Search code examples
hadoophive

How to use hive on hdfs?


I have set up Apache Hive environment.

And, I have created a databases named cx like this:

hive>create database cx;
OK
Time taken: 0.32 seconds
hive (default)> show databases;
OK
cx
default
Time taken: 0.032 seconds, Fetched: 2 row(s)
hive (default)>

And when I am using "DESCRIBE DATABASE" command to check the details of database cx. I found it's store is present on local filesystem :

hive> describe database cx;
OK
cx      file:/user/hive/warehouse/cx.db root    USER
Time taken: 0.038 seconds, Fetched: 1 row(s)

My question is, how to store this database on hdfs?

This is my hive-site.xml settings:

<?xml version="1.0"?>
<?xml-stylesheet type="text/xsl" href="configuration.xsl"?>

<configuration>
  <property>
    <name>hive.metastore.warehouse.dir</name>
    <value>/user/hive/warehouse</value>
    <description>location of default database for the warehouse</description>
  </property>
  <property>
    <name>javax.jdo.option.ConnectionURL</name>
    <value>jdbc:derby:;databaseName=/user/hive/warehouse/metastore_db;create=true</value>
    <description>JDBC connect string for a JDBC metastore</description>
  </property>
</configuration>

This is my .hiverc file:

set hive.cli.print.current.db=true;
set hive.exec.mode.local.auto=true;

Solution

  • Hive is Meta Service layer on top of Hadoop i.e., HDFS/HBase.
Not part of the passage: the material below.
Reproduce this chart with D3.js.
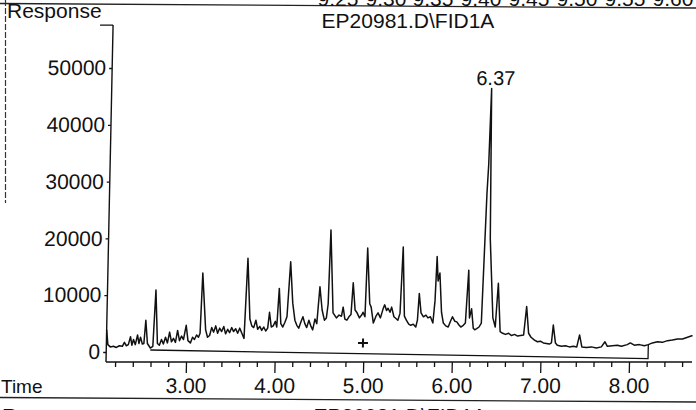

    Hive doesn't store the actual data, the actual data is stored in HDFS or NoSQL stores like HBase/Cassandra.

    Hive is a table management/relational view to HDFS data. So actual data sits in HDFS and metadata i.e., database name, table name, view name etc.. are stored in Hive using Hive Metastore.

    Hive databases are directories in HDFS with .db extension. The location of all the database directories is warehouse location in HDFS i.e., /user/hive/warehouse (hive.metastore.warehouse.dir).

    So we create database using Hive, Hive internally creates a directory in HDFS and maps this directory to database name in Hive metadata.